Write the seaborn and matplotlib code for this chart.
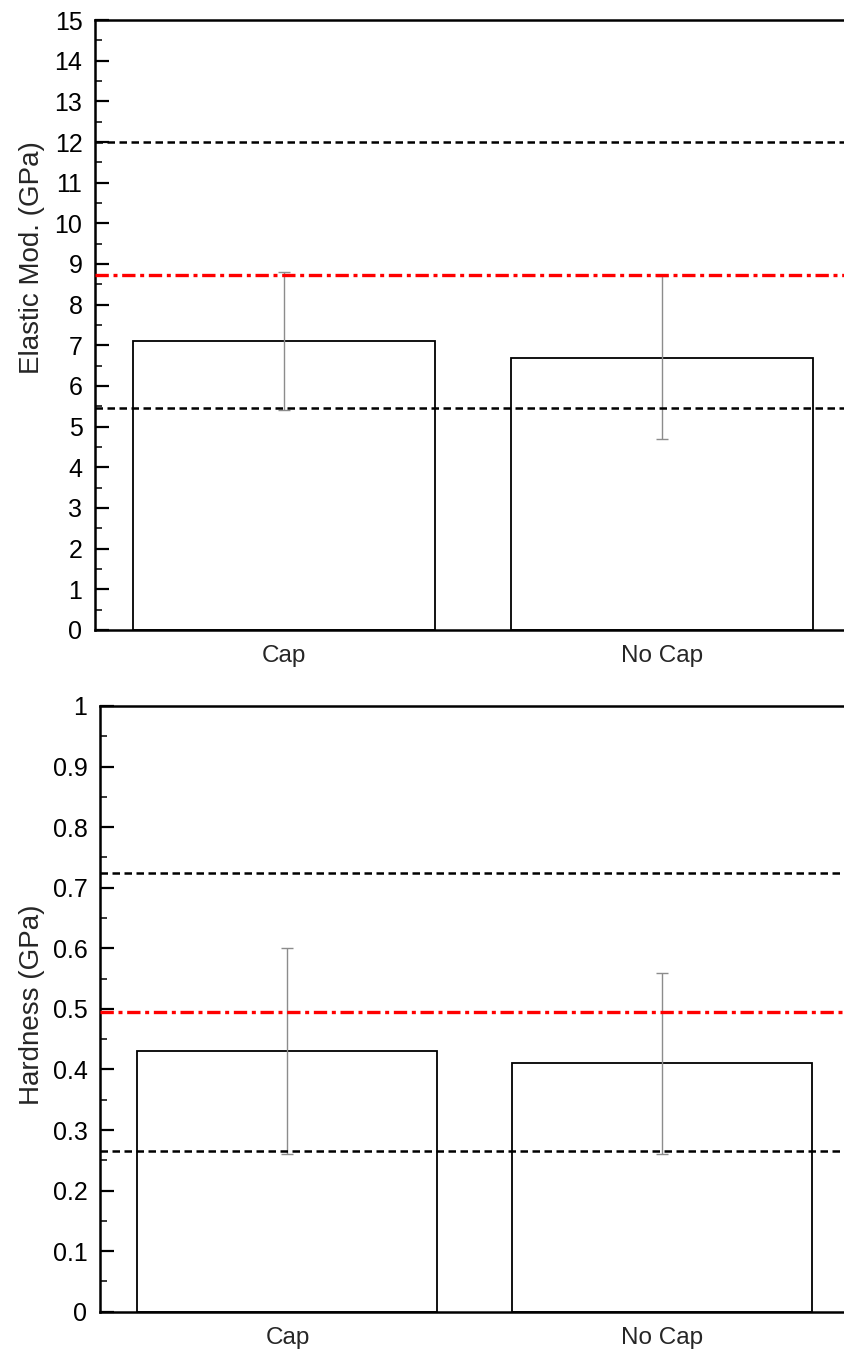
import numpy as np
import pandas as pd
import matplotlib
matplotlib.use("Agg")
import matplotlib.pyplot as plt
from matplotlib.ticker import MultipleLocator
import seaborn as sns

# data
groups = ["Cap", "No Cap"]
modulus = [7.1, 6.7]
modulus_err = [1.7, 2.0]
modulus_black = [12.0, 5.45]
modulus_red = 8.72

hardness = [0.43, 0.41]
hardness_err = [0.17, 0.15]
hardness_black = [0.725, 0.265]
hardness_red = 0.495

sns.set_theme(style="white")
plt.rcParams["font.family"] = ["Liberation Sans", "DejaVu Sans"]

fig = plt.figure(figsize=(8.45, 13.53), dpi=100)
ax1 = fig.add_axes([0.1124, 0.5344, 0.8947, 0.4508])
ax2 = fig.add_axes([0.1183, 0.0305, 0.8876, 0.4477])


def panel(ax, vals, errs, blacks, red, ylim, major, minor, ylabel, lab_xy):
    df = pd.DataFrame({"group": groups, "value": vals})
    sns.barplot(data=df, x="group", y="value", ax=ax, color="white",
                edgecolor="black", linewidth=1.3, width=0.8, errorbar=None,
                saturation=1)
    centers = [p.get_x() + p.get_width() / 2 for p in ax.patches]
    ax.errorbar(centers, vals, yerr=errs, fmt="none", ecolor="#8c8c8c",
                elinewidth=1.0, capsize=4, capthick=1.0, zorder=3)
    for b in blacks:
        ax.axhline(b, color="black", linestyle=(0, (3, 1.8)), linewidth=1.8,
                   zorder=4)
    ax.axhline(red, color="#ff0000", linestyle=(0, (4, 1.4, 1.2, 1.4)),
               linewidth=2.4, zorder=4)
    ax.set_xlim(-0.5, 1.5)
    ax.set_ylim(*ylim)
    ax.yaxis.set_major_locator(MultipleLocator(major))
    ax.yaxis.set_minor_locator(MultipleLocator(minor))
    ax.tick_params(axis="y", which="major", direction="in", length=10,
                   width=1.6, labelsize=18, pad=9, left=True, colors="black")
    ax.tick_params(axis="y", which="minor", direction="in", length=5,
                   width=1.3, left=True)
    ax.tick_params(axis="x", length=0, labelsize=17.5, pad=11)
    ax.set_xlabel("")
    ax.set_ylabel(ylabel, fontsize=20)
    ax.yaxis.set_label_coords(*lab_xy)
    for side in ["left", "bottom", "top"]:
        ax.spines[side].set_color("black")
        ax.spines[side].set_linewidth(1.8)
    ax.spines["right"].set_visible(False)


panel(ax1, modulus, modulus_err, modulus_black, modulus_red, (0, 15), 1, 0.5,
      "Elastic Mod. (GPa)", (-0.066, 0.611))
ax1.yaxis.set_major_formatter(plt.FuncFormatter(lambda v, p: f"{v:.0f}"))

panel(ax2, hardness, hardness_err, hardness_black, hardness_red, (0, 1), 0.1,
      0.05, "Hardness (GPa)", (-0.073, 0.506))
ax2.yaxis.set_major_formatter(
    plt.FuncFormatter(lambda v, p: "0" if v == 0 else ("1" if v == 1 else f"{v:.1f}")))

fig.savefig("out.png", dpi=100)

━━━━━━

Task: Return, unchanged, the lines from the first line of the material through the line that holds "ax2 = fig.add_axes([0.1183, 0.0305, 0.8876, 0.4477])", inclusive, omitting pictures.

Exercise response:
Write the seaborn and matplotlib code for this chart.
import numpy as np
import pandas as pd
import matplotlib
matplotlib.use("Agg")
import matplotlib.pyplot as plt
from matplotlib.ticker import MultipleLocator
import seaborn as sns

# data
groups = ["Cap", "No Cap"]
modulus = [7.1, 6.7]
modulus_err = [1.7, 2.0]
modulus_black = [12.0, 5.45]
modulus_red = 8.72

hardness = [0.43, 0.41]
hardness_err = [0.17, 0.15]
hardness_black = [0.725, 0.265]
hardness_red = 0.495

sns.set_theme(style="white")
plt.rcParams["font.family"] = ["Liberation Sans", "DejaVu Sans"]

fig = plt.figure(figsize=(8.45, 13.53), dpi=100)
ax1 = fig.add_axes([0.1124, 0.5344, 0.8947, 0.4508])
ax2 = fig.add_axes([0.1183, 0.0305, 0.8876, 0.4477])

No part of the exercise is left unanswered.